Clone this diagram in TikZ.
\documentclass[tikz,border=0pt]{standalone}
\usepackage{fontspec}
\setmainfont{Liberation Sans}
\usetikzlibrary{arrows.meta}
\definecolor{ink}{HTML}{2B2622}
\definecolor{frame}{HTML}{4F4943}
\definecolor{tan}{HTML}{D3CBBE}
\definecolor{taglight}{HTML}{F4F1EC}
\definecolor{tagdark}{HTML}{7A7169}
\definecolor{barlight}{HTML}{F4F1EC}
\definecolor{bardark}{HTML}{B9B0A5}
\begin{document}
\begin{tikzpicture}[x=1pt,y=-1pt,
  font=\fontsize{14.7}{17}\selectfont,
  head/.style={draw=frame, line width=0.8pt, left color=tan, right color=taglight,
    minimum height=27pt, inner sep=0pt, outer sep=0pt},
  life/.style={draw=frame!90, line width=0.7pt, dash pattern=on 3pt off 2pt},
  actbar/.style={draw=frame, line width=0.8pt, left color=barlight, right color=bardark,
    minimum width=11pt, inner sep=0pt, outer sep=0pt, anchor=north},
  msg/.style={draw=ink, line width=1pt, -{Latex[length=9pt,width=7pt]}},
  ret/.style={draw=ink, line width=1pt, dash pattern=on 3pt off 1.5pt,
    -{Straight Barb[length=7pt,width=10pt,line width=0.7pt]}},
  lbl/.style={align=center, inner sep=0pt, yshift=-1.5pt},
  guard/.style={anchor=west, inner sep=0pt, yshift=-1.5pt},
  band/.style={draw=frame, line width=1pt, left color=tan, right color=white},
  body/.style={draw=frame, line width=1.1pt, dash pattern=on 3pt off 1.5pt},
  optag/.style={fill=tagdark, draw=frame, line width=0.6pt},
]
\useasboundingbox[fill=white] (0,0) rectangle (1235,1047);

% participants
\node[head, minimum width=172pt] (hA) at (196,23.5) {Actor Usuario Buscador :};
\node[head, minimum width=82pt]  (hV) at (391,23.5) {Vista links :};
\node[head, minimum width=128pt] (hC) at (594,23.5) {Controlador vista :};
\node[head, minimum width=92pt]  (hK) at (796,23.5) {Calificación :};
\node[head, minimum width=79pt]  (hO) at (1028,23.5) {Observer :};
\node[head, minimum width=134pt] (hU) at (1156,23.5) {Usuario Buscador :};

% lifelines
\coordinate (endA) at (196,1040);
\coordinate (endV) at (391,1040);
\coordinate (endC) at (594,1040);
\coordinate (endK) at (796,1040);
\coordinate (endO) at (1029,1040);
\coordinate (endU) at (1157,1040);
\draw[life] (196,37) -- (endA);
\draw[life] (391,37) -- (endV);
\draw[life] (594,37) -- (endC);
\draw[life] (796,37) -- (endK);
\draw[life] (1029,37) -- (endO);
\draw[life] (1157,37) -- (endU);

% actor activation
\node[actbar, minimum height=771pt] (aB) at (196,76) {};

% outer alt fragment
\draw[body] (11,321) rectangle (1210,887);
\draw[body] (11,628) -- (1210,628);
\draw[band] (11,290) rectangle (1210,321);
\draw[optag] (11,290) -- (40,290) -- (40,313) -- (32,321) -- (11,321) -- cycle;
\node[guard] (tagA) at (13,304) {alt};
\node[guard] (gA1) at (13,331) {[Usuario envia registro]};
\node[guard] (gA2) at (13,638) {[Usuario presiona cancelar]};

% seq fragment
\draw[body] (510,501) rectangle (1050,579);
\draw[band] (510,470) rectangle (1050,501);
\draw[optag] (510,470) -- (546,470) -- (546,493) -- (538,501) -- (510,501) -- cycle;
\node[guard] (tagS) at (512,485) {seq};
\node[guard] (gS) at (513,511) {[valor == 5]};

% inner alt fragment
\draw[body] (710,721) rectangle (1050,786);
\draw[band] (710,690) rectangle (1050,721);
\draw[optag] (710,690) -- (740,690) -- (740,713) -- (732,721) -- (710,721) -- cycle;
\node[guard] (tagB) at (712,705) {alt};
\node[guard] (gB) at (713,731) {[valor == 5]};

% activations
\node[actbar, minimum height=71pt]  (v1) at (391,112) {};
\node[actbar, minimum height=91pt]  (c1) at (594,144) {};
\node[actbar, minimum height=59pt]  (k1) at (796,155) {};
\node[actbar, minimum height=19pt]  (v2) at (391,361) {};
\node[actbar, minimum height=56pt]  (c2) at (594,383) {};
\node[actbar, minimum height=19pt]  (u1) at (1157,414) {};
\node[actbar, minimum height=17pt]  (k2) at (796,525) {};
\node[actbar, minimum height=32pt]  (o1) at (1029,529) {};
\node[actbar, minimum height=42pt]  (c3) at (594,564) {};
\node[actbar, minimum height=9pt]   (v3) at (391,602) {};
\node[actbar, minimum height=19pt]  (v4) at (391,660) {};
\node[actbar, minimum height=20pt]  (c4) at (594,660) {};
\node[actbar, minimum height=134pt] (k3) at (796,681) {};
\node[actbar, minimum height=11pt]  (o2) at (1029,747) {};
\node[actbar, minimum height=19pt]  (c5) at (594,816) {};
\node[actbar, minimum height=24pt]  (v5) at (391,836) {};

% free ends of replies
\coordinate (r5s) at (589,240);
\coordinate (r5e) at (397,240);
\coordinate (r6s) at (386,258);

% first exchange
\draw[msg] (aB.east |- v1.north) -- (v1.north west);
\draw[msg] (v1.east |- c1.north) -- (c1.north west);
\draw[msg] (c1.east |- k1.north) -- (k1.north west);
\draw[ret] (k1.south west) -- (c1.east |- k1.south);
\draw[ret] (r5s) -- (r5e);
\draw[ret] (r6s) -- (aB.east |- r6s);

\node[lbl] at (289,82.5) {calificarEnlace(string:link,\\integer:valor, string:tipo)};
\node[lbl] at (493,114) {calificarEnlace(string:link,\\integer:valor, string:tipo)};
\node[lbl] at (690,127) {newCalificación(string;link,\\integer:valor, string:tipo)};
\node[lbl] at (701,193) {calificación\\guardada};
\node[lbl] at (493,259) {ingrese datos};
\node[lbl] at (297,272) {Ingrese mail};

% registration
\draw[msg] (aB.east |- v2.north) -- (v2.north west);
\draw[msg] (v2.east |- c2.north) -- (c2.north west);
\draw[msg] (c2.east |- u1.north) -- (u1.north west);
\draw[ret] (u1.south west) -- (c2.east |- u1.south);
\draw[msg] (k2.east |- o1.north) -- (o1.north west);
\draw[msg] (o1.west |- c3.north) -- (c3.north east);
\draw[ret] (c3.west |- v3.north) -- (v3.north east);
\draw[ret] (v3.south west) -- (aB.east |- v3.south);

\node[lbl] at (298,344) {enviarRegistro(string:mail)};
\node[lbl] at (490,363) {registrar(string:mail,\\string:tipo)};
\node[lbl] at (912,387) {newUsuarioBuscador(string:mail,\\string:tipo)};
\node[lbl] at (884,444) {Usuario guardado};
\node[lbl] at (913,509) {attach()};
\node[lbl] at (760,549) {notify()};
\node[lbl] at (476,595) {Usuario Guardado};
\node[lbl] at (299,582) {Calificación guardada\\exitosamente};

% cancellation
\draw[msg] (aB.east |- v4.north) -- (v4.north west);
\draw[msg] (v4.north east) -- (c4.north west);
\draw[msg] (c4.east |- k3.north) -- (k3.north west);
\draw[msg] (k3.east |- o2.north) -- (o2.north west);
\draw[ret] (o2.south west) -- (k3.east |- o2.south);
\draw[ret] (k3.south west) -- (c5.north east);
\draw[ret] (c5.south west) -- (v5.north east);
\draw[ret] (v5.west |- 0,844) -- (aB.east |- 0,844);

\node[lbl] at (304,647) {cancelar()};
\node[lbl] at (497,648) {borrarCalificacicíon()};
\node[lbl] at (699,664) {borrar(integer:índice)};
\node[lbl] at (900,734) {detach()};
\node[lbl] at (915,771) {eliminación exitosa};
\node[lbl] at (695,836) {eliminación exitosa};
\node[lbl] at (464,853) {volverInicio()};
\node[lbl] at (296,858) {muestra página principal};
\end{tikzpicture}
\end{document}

- **To do**:
Please print exactly what appears from the first line of the data through the line with "(0,0) rectangle (1235,1047);", including both of those lines and nothing past them.

- **Exercise result**:
Clone this diagram in TikZ.
\documentclass[tikz,border=0pt]{standalone}
\usepackage{fontspec}
\setmainfont{Liberation Sans}
\usetikzlibrary{arrows.meta}
\definecolor{ink}{HTML}{2B2622}
\definecolor{frame}{HTML}{4F4943}
\definecolor{tan}{HTML}{D3CBBE}
\definecolor{taglight}{HTML}{F4F1EC}
\definecolor{tagdark}{HTML}{7A7169}
\definecolor{barlight}{HTML}{F4F1EC}
\definecolor{bardark}{HTML}{B9B0A5}
\begin{document}
\begin{tikzpicture}[x=1pt,y=-1pt,
  font=\fontsize{14.7}{17}\selectfont,
  head/.style={draw=frame, line width=0.8pt, left color=tan, right color=taglight,
    minimum height=27pt, inner sep=0pt, outer sep=0pt},
  life/.style={draw=frame!90, line width=0.7pt, dash pattern=on 3pt off 2pt},
  actbar/.style={draw=frame, line width=0.8pt, left color=barlight, right color=bardark,
    minimum width=11pt, inner sep=0pt, outer sep=0pt, anchor=north},
  msg/.style={draw=ink, line width=1pt, -{Latex[length=9pt,width=7pt]}},
  ret/.style={draw=ink, line width=1pt, dash pattern=on 3pt off 1.5pt,
    -{Straight Barb[length=7pt,width=10pt,line width=0.7pt]}},
  lbl/.style={align=center, inner sep=0pt, yshift=-1.5pt},
  guard/.style={anchor=west, inner sep=0pt, yshift=-1.5pt},
  band/.style={draw=frame, line width=1pt, left color=tan, right color=white},
  body/.style={draw=frame, line width=1.1pt, dash pattern=on 3pt off 1.5pt},
  optag/.style={fill=tagdark, draw=frame, line width=0.6pt},
]
\useasboundingbox[fill=white] (0,0) rectangle (1235,1047);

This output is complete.